» Work to be completed
Reproduce the listing exactly and skip over any pictures.
==*==
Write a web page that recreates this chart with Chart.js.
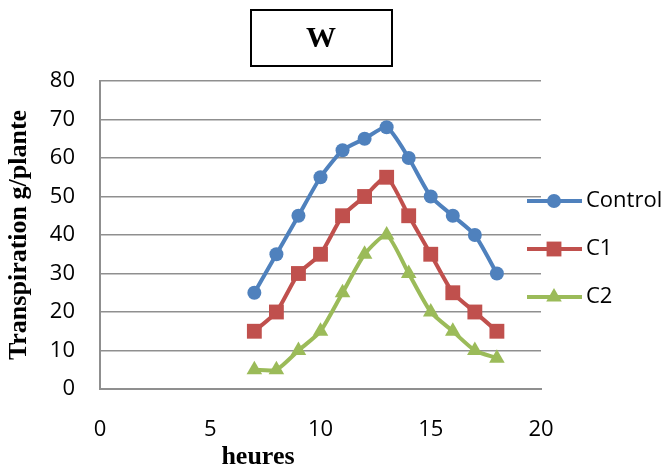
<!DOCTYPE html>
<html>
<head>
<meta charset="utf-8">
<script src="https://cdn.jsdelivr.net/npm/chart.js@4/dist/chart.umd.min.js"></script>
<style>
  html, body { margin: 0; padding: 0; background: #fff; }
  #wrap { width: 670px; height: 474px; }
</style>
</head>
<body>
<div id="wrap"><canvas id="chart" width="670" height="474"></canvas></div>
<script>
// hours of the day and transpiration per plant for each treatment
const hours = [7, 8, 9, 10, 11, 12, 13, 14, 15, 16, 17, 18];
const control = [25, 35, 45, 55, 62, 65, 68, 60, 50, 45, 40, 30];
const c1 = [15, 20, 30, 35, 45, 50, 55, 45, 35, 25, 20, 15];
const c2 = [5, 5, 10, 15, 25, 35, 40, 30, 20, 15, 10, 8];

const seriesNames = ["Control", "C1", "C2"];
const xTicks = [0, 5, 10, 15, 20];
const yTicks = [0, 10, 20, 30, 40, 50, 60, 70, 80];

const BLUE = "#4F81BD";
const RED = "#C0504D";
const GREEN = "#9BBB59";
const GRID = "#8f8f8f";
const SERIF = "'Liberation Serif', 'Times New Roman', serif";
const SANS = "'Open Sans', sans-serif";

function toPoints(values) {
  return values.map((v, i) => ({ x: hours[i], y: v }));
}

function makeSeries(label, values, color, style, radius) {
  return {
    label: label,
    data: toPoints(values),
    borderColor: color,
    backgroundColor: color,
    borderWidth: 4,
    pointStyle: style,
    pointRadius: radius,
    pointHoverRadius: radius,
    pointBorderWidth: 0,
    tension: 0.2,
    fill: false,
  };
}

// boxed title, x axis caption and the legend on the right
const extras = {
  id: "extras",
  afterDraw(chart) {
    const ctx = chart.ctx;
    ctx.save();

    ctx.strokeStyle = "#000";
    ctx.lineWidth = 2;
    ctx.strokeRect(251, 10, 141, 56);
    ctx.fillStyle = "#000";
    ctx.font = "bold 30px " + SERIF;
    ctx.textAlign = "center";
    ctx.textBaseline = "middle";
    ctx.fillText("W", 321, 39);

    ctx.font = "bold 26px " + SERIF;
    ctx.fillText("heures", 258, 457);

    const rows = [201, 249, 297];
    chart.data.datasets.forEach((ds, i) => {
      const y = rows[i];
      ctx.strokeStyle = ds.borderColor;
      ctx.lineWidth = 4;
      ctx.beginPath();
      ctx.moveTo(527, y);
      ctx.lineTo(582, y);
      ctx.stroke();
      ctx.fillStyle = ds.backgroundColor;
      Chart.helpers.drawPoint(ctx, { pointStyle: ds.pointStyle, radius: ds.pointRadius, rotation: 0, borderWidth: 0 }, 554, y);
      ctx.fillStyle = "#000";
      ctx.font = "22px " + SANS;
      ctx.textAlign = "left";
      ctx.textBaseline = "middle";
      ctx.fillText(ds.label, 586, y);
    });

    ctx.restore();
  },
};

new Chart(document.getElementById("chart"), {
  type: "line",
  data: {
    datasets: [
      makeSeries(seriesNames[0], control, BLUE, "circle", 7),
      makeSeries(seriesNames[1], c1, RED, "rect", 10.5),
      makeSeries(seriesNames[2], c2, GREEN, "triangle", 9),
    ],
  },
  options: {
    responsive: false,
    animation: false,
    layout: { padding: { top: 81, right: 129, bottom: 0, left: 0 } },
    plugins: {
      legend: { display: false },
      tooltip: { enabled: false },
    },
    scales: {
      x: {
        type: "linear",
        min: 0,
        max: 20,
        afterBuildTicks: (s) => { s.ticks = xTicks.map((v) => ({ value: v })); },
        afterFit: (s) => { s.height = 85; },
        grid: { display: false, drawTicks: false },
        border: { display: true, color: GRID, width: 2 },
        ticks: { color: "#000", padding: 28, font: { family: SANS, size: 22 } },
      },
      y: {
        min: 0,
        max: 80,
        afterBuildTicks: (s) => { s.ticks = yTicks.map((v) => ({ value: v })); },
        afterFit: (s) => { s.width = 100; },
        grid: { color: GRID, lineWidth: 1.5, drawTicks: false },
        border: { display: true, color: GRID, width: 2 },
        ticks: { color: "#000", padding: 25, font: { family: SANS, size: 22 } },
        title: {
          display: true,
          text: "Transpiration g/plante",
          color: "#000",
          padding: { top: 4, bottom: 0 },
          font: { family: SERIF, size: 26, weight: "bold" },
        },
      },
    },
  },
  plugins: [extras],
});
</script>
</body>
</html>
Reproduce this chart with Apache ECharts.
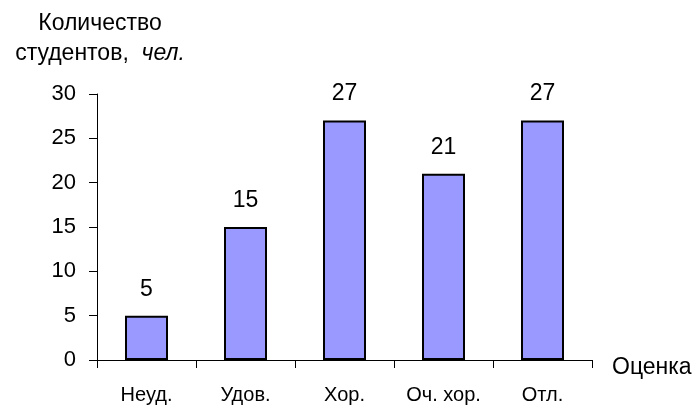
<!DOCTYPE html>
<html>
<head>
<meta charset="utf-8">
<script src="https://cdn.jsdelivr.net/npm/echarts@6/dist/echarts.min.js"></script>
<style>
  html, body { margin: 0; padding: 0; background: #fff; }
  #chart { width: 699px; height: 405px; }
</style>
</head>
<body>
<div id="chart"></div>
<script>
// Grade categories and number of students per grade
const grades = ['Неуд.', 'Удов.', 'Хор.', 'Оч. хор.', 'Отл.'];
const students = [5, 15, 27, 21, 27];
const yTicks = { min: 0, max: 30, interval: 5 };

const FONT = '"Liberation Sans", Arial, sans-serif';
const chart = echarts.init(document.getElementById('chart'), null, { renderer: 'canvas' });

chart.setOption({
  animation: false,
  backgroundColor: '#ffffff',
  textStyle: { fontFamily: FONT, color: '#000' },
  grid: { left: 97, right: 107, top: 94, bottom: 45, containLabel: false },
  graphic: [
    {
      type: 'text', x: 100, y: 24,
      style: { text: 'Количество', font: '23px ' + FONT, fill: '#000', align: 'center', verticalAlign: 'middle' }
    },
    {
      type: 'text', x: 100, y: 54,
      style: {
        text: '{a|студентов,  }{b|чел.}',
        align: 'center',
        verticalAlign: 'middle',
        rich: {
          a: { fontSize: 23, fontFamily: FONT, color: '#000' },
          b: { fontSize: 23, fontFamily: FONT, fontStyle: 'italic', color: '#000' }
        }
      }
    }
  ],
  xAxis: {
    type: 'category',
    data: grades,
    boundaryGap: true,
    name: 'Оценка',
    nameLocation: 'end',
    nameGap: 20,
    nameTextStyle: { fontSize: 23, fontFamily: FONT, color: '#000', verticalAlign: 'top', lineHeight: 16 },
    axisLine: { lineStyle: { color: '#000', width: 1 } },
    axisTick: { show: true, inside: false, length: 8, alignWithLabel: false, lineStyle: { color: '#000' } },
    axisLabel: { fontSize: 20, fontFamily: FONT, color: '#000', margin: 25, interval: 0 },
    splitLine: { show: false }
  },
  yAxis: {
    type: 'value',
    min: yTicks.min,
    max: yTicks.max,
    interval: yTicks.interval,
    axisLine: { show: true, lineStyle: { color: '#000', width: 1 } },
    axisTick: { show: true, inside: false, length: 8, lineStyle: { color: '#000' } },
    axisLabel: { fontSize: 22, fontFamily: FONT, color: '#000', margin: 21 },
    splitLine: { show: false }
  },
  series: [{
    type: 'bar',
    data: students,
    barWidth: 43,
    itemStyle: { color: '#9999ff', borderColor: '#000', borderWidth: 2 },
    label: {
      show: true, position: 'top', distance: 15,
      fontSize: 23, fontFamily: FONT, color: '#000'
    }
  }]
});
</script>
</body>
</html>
==*==
» Exercise result
Write a web page that recreates this chart with Chart.js.
<!DOCTYPE html>
<html>
<head>
<meta charset="utf-8">
<script src="https://cdn.jsdelivr.net/npm/chart.js@4/dist/chart.umd.min.js"></script>
<style>
  html, body { margin: 0; padding: 0; background: #fff; }
  #wrap { width: 670px; height: 474px; }
</style>
</head>
<body>
<div id="wrap"><canvas id="chart" width="670" height="474"></canvas></div>
<script>
// hours of the day and transpiration per plant for each treatment
const hours = [7, 8, 9, 10, 11, 12, 13, 14, 15, 16, 17, 18];
const control = [25, 35, 45, 55, 62, 65, 68, 60, 50, 45, 40, 30];
const c1 = [15, 20, 30, 35, 45, 50, 55, 45, 35, 25, 20, 15];
const c2 = [5, 5, 10, 15, 25, 35, 40, 30, 20, 15, 10, 8];

const seriesNames = ["Control", "C1", "C2"];
const xTicks = [0, 5, 10, 15, 20];
const yTicks = [0, 10, 20, 30, 40, 50, 60, 70, 80];

const BLUE = "#4F81BD";
const RED = "#C0504D";
const GREEN = "#9BBB59";
const GRID = "#8f8f8f";
const SERIF = "'Liberation Serif', 'Times New Roman', serif";
const SANS = "'Open Sans', sans-serif";

function toPoints(values) {
  return values.map((v, i) => ({ x: hours[i], y: v }));
}

function makeSeries(label, values, color, style, radius) {
  return {
    label: label,
    data: toPoints(values),
    borderColor: color,
    backgroundColor: color,
    borderWidth: 4,
    pointStyle: style,
    pointRadius: radius,
    pointHoverRadius: radius,
    pointBorderWidth: 0,
    tension: 0.2,
    fill: false,
  };
}

// boxed title, x axis caption and the legend on the right
const extras = {
  id: "extras",
  afterDraw(chart) {
    const ctx = chart.ctx;
    ctx.save();

    ctx.strokeStyle = "#000";
    ctx.lineWidth = 2;
    ctx.strokeRect(251, 10, 141, 56);
    ctx.fillStyle = "#000";
    ctx.font = "bold 30px " + SERIF;
    ctx.textAlign = "center";
    ctx.textBaseline = "middle";
    ctx.fillText("W", 321, 39);

    ctx.font = "bold 26px " + SERIF;
    ctx.fillText("heures", 258, 457);

    const rows = [201, 249, 297];
    chart.data.datasets.forEach((ds, i) => {
      const y = rows[i];
      ctx.strokeStyle = ds.borderColor;
      ctx.lineWidth = 4;
      ctx.beginPath();
      ctx.moveTo(527, y);
      ctx.lineTo(582, y);
      ctx.stroke();
      ctx.fillStyle = ds.backgroundColor;
      Chart.helpers.drawPoint(ctx, { pointStyle: ds.pointStyle, radius: ds.pointRadius, rotation: 0, borderWidth: 0 }, 554, y);
      ctx.fillStyle = "#000";
      ctx.font = "22px " + SANS;
      ctx.textAlign = "left";
      ctx.textBaseline = "middle";
      ctx.fillText(ds.label, 586, y);
    });

    ctx.restore();
  },
};

new Chart(document.getElementById("chart"), {
  type: "line",
  data: {
    datasets: [
      makeSeries(seriesNames[0], control, BLUE, "circle", 7),
      makeSeries(seriesNames[1], c1, RED, "rect", 10.5),
      makeSeries(seriesNames[2], c2, GREEN, "triangle", 9),
    ],
  },
  options: {
    responsive: false,
    animation: false,
    layout: { padding: { top: 81, right: 129, bottom: 0, left: 0 } },
    plugins: {
      legend: { display: false },
      tooltip: { enabled: false },
    },
    scales: {
      x: {
        type: "linear",
        min: 0,
        max: 20,
        afterBuildTicks: (s) => { s.ticks = xTicks.map((v) => ({ value: v })); },
        afterFit: (s) => { s.height = 85; },
        grid: { display: false, drawTicks: false },
        border: { display: true, color: GRID, width: 2 },
        ticks: { color: "#000", padding: 28, font: { family: SANS, size: 22 } },
      },
      y: {
        min: 0,
        max: 80,
        afterBuildTicks: (s) => { s.ticks = yTicks.map((v) => ({ value: v })); },
        afterFit: (s) => { s.width = 100; },
        grid: { color: GRID, lineWidth: 1.5, drawTicks: false },
        border: { display: true, color: GRID, width: 2 },
        ticks: { color: "#000", padding: 25, font: { family: SANS, size: 22 } },
        title: {
          display: true,
          text: "Transpiration g/plante",
          color: "#000",
          padding: { top: 4, bottom: 0 },
          font: { family: SERIF, size: 26, weight: "bold" },
        },
      },
    },
  },
  plugins: [extras],
});
</script>
</body>
</html>
Reproduce this chart with Apache ECharts.
<!DOCTYPE html>
<html>
<head>
<meta charset="utf-8">
<script src="https://cdn.jsdelivr.net/npm/echarts@6/dist/echarts.min.js"></script>
<style>
  html, body { margin: 0; padding: 0; background: #fff; }
  #chart { width: 699px; height: 405px; }
</style>
</head>
<body>
<div id="chart"></div>
<script>
// Grade categories and number of students per grade
const grades = ['Неуд.', 'Удов.', 'Хор.', 'Оч. хор.', 'Отл.'];
const students = [5, 15, 27, 21, 27];
const yTicks = { min: 0, max: 30, interval: 5 };

const FONT = '"Liberation Sans", Arial, sans-serif';
const chart = echarts.init(document.getElementById('chart'), null, { renderer: 'canvas' });

chart.setOption({
  animation: false,
  backgroundColor: '#ffffff',
  textStyle: { fontFamily: FONT, color: '#000' },
  grid: { left: 97, right: 107, top: 94, bottom: 45, containLabel: false },
  graphic: [
    {
      type: 'text', x: 100, y: 24,
      style: { text: 'Количество', font: '23px ' + FONT, fill: '#000', align: 'center', verticalAlign: 'middle' }
    },
    {
      type: 'text', x: 100, y: 54,
      style: {
        text: '{a|студентов,  }{b|чел.}',
        align: 'center',
        verticalAlign: 'middle',
        rich: {
          a: { fontSize: 23, fontFamily: FONT, color: '#000' },
          b: { fontSize: 23, fontFamily: FONT, fontStyle: 'italic', color: '#000' }
        }
      }
    }
  ],
  xAxis: {
    type: 'category',
    data: grades,
    boundaryGap: true,
    name: 'Оценка',
    nameLocation: 'end',
    nameGap: 20,
    nameTextStyle: { fontSize: 23, fontFamily: FONT, color: '#000', verticalAlign: 'top', lineHeight: 16 },
    axisLine: { lineStyle: { color: '#000', width: 1 } },
    axisTick: { show: true, inside: false, length: 8, alignWithLabel: false, lineStyle: { color: '#000' } },
    axisLabel: { fontSize: 20, fontFamily: FONT, color: '#000', margin: 25, interval: 0 },
    splitLine: { show: false }
  },
  yAxis: {
    type: 'value',
    min: yTicks.min,
    max: yTicks.max,
    interval: yTicks.interval,
    axisLine: { show: true, lineStyle: { color: '#000', width: 1 } },
    axisTick: { show: true, inside: false, length: 8, lineStyle: { color: '#000' } },
    axisLabel: { fontSize: 22, fontFamily: FONT, color: '#000', margin: 21 },
    splitLine: { show: false }
  },
  series: [{
    type: 'bar',
    data: students,
    barWidth: 43,
    itemStyle: { color: '#9999ff', borderColor: '#000', borderWidth: 2 },
    label: {
      show: true, position: 'top', distance: 15,
      fontSize: 23, fontFamily: FONT, color: '#000'
    }
  }]
});
</script>
</body>
</html>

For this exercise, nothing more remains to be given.